3. Git force-push analogy🔗

Think of leader A’s log like a branch that had commits C100–C200. If B becomes the canonical branch at an earlier commit and the project decides to reset the branch to B’s commit, then commits C100–C200 are lost from the canonical history (unless someone kept a separate copy). That’s like a forced reset (force-push) that discards commits.


How to avoid or mitigate this risk🔗

  • Keep unclean leader election disabled (false) (default) so Kafka never promotes out-of-sync replicas — prevents this class of data loss at the expense of availability.
  • Tune replication and ISR settings:

  • replication.factor >= 3 and min.insync.replicas to ensure enough replicas remain in ISR before commits are acknowledged.

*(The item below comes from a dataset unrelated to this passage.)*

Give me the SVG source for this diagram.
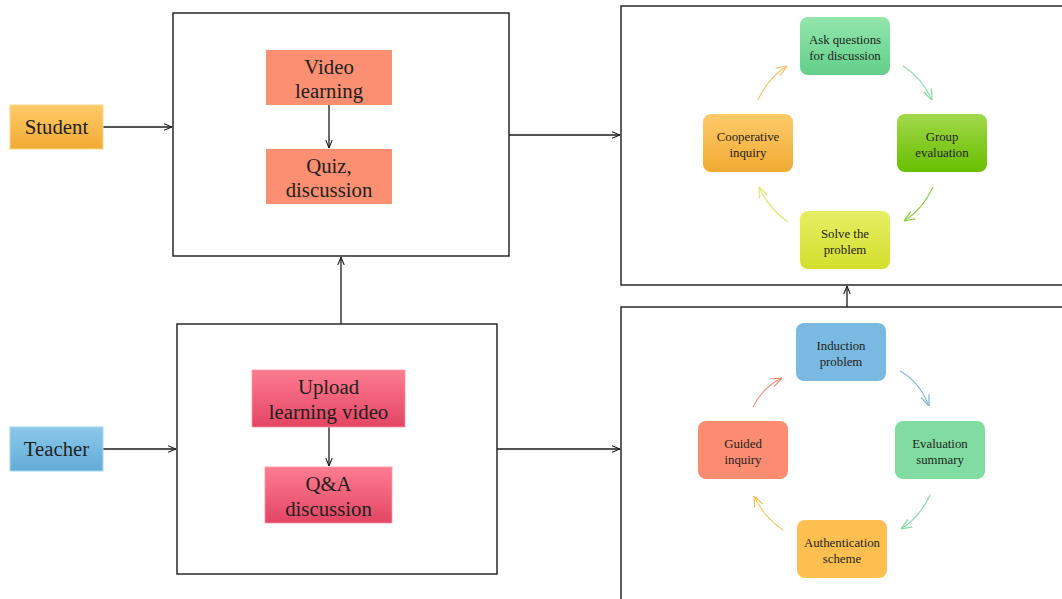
<svg xmlns="http://www.w3.org/2000/svg" width="1062" height="599" viewBox="0 0 1062 599">
<defs>
<style>
.frame{fill:#fff;stroke:#1a1a1a;stroke-width:1.4}
.big{font-family:"Liberation Serif",serif;font-size:20.8px;fill:#231f20;text-anchor:middle}
.sm{font-family:"Liberation Serif",serif;font-size:12.8px;fill:#231f20;text-anchor:middle}
.conn{stroke:#1a1a1a;stroke-width:1.3;fill:none}
.cyc{stroke-width:1.1;fill:none}
</style>
<linearGradient id="gOr" x1="0" y1="0" x2="0" y2="1"><stop offset="0" stop-color="#ffca6a"/><stop offset="1" stop-color="#f0aa33"/></linearGradient>
<linearGradient id="gBl" x1="0" y1="0" x2="0" y2="1"><stop offset="0" stop-color="#8cc8ea"/><stop offset="1" stop-color="#62acd9"/></linearGradient>
<linearGradient id="gPk" x1="0" y1="0" x2="0" y2="1"><stop offset="0" stop-color="#fe7c91"/><stop offset="1" stop-color="#e34563"/></linearGradient>
<linearGradient id="gG1" x1="0" y1="0" x2="0" y2="1"><stop offset="0" stop-color="#93e6ad"/><stop offset="1" stop-color="#62cf8a"/></linearGradient>
<linearGradient id="gG2" x1="0" y1="0" x2="0" y2="1"><stop offset="0" stop-color="#a2d84a"/><stop offset="1" stop-color="#67bf00"/></linearGradient>
<linearGradient id="gY" x1="0" y1="0" x2="0" y2="1"><stop offset="0" stop-color="#e8ee66"/><stop offset="1" stop-color="#d3df2c"/></linearGradient>
<marker id="ah" viewBox="0 0 10 10" refX="10" refY="5" markerWidth="8" markerHeight="8" markerUnits="userSpaceOnUse" orient="auto"><path d="M0,1 L10,5 L0,9" fill="none" stroke="#1a1a1a" stroke-width="1.3"/></marker>
<marker id="ahOr" viewBox="0 0 10 10" refX="10" refY="5" markerWidth="11" markerHeight="11" markerUnits="userSpaceOnUse" orient="auto"><path d="M0,1 L10,5 L0,9" fill="none" stroke="#fcc064" stroke-width="1.1"/></marker>
<marker id="ahG1" viewBox="0 0 10 10" refX="10" refY="5" markerWidth="11" markerHeight="11" markerUnits="userSpaceOnUse" orient="auto"><path d="M0,1 L10,5 L0,9" fill="none" stroke="#86dfa6" stroke-width="1.1"/></marker>
<marker id="ahG2" viewBox="0 0 10 10" refX="10" refY="5" markerWidth="11" markerHeight="11" markerUnits="userSpaceOnUse" orient="auto"><path d="M0,1 L10,5 L0,9" fill="none" stroke="#8ccc3c" stroke-width="1.1"/></marker>
<marker id="ahY" viewBox="0 0 10 10" refX="10" refY="5" markerWidth="11" markerHeight="11" markerUnits="userSpaceOnUse" orient="auto"><path d="M0,1 L10,5 L0,9" fill="none" stroke="#dfe870" stroke-width="1.1"/></marker>
<marker id="ahSa" viewBox="0 0 10 10" refX="10" refY="5" markerWidth="11" markerHeight="11" markerUnits="userSpaceOnUse" orient="auto"><path d="M0,1 L10,5 L0,9" fill="none" stroke="#fb8c72" stroke-width="1.1"/></marker>
<marker id="ahBl" viewBox="0 0 10 10" refX="10" refY="5" markerWidth="11" markerHeight="11" markerUnits="userSpaceOnUse" orient="auto"><path d="M0,1 L10,5 L0,9" fill="none" stroke="#7ab8e0" stroke-width="1.1"/></marker>
<marker id="ahG3" viewBox="0 0 10 10" refX="10" refY="5" markerWidth="11" markerHeight="11" markerUnits="userSpaceOnUse" orient="auto"><path d="M0,1 L10,5 L0,9" fill="none" stroke="#80dca0" stroke-width="1.1"/></marker>
<marker id="ahO2" viewBox="0 0 10 10" refX="10" refY="5" markerWidth="11" markerHeight="11" markerUnits="userSpaceOnUse" orient="auto"><path d="M0,1 L10,5 L0,9" fill="none" stroke="#fdc050" stroke-width="1.1"/></marker>
</defs>
<rect width="1062" height="599" fill="#fff"/>

<g id="frames">
<rect id="topLeftBox" class="frame" x="173" y="13" width="336" height="243"/>
<rect id="bottomLeftBox" class="frame" x="177" y="324" width="320" height="250"/>
<rect id="topRightBox" class="frame" x="621" y="6" width="460" height="279"/>
<rect id="bottomRightBox" class="frame" x="621" y="307" width="460" height="310"/>
</g>

<g id="connectors">
<line class="conn" x1="103" y1="127" x2="172" y2="127" marker-end="url(#ah)"/>
<line class="conn" x1="103" y1="449" x2="176" y2="449" marker-end="url(#ah)"/>
<line class="conn" x1="329" y1="105" x2="329" y2="148" marker-end="url(#ah)"/>
<line class="conn" x1="329" y1="427" x2="329" y2="466" marker-end="url(#ah)"/>
<line class="conn" x1="341" y1="324" x2="341" y2="257" marker-end="url(#ah)"/>
<line class="conn" x1="509" y1="135" x2="620" y2="135" marker-end="url(#ah)"/>
<line class="conn" x1="497" y1="449" x2="620" y2="449" marker-end="url(#ah)"/>
<line class="conn" x1="847" y1="307" x2="847" y2="286" marker-end="url(#ah)"/>
<path class="cyc" d="M758,100 Q768,78 787,66" stroke="#fcc064" marker-end="url(#ahOr)"/>
<path class="cyc" d="M903,66 Q922,78 932,100" stroke="#86dfa6" marker-end="url(#ahG1)"/>
<path class="cyc" d="M933,187 Q923,209 904,221" stroke="#8ccc3c" marker-end="url(#ahG2)"/>
<path class="cyc" d="M788,222 Q769,209 759,187" stroke="#dfe870" marker-end="url(#ahY)"/>
<path class="cyc" d="M753,407 Q763,387 782,378" stroke="#fb8c72" marker-end="url(#ahSa)"/>
<path class="cyc" d="M900,371 Q919,381 929,406" stroke="#7ab8e0" marker-end="url(#ahBl)"/>
<path class="cyc" d="M930,495 Q920,517 901,529" stroke="#80dca0" marker-end="url(#ahG3)"/>
<path class="cyc" d="M783,530 Q764,517 754,496" stroke="#fdc050" marker-end="url(#ahO2)"/>
</g>

<g id="student"><rect x="10" y="105" width="93" height="44" fill="url(#gOr)" stroke="#ffd88a" stroke-width="1"/><text class="big" x="56.5" y="134">Student</text></g>
<g id="teacher"><rect x="10" y="427" width="93" height="44" fill="url(#gBl)" stroke="#a6d6f0" stroke-width="1"/><text class="big" x="56.5" y="456">Teacher</text></g>

<g id="videoLearning"><rect x="266" y="50" width="126" height="55" fill="#fc8f71"/><text class="big" x="329" y="74">Video</text><text class="big" x="329" y="98">learning</text></g>
<g id="quizDiscussion"><rect x="266" y="149" width="126" height="55" fill="#fc8f71"/><text class="big" x="329" y="173">Quiz,</text><text class="big" x="329" y="197">discussion</text></g>
<g id="uploadVideo"><rect x="252" y="370" width="153" height="57" fill="url(#gPk)" stroke="#ff9aab" stroke-width="0.8"/><text class="big" x="328.5" y="394">Upload</text><text class="big" x="328.5" y="419">learning video</text></g>
<g id="qaDiscussion"><rect x="265" y="467" width="127" height="56" fill="url(#gPk)" stroke="#ff9aab" stroke-width="0.8"/><text class="big" x="328.5" y="491">Q&amp;A</text><text class="big" x="328.5" y="516">discussion</text></g>

<g id="askQuestions"><rect x="800" y="17" width="90" height="58" rx="8" fill="url(#gG1)"/><text class="sm" x="845" y="44">Ask questions</text><text class="sm" x="845" y="60">for discussion</text></g>
<g id="groupEvaluation"><rect x="897" y="114" width="90" height="58" rx="8" fill="url(#gG2)"/><text class="sm" x="942" y="141">Group</text><text class="sm" x="942" y="157">evaluation</text></g>
<g id="solveProblem"><rect x="800" y="211" width="90" height="58" rx="8" fill="url(#gY)"/><text class="sm" x="845" y="238">Solve the</text><text class="sm" x="845" y="254">problem</text></g>
<g id="cooperativeInquiry"><rect x="703" y="114" width="90" height="58" rx="8" fill="url(#gOr)"/><text class="sm" x="748" y="141">Cooperative</text><text class="sm" x="748" y="157">inquiry</text></g>

<g id="inductionProblem"><rect x="796" y="323" width="90" height="58" rx="8" fill="#7ab9e1"/><text class="sm" x="841" y="350">Induction</text><text class="sm" x="841" y="366">problem</text></g>
<g id="evaluationSummary"><rect x="895" y="421" width="90" height="58" rx="8" fill="#80dca0"/><text class="sm" x="940" y="448">Evaluation</text><text class="sm" x="940" y="464">summary</text></g>
<g id="authenticationScheme"><rect x="797" y="520" width="90" height="58" rx="8" fill="#fdc050"/><text class="sm" x="842" y="547">Authentication</text><text class="sm" x="842" y="563">scheme</text></g>
<g id="guidedInquiry"><rect x="698" y="421" width="90" height="58" rx="8" fill="#fb8c72"/><text class="sm" x="743" y="448">Guided</text><text class="sm" x="743" y="464">inquiry</text></g>
</svg>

  • Use acks=all on producers to ensure writes are replicated to ISRs before being acknowledged.
  • Avoid long follower lag: ensure network, disk I/O, and broker health are monitored; use rack awareness and capacity planning to reduce chance of slow followers.
  • Controlled broker shutdowns (graceful shutdown) so leadership transfers cleanly and followers remain in sync.
  • Back up critical data externally (mirror to durable storage) if any data loss is unacceptable.
  • Operational plan: if you ever enable unclean leader election in an emergency to restore availability, be aware you may lose messages and should reconcile downstream systems accordingly; switch it back to false after recovery.

Final takeaway🔗

When a follower deletes records that the current leader does not have, Kafka is enforcing that the leader is the single source of truth. That deletion is permanent inside the Kafka cluster — if no replica retained those messages, they are irrecoverably lost from the topic. This behavior is the exact trade-off controlled by unclean.leader.election.enable: higher availability with possible data loss versus strong durability and consistency with possible temporary unavailability.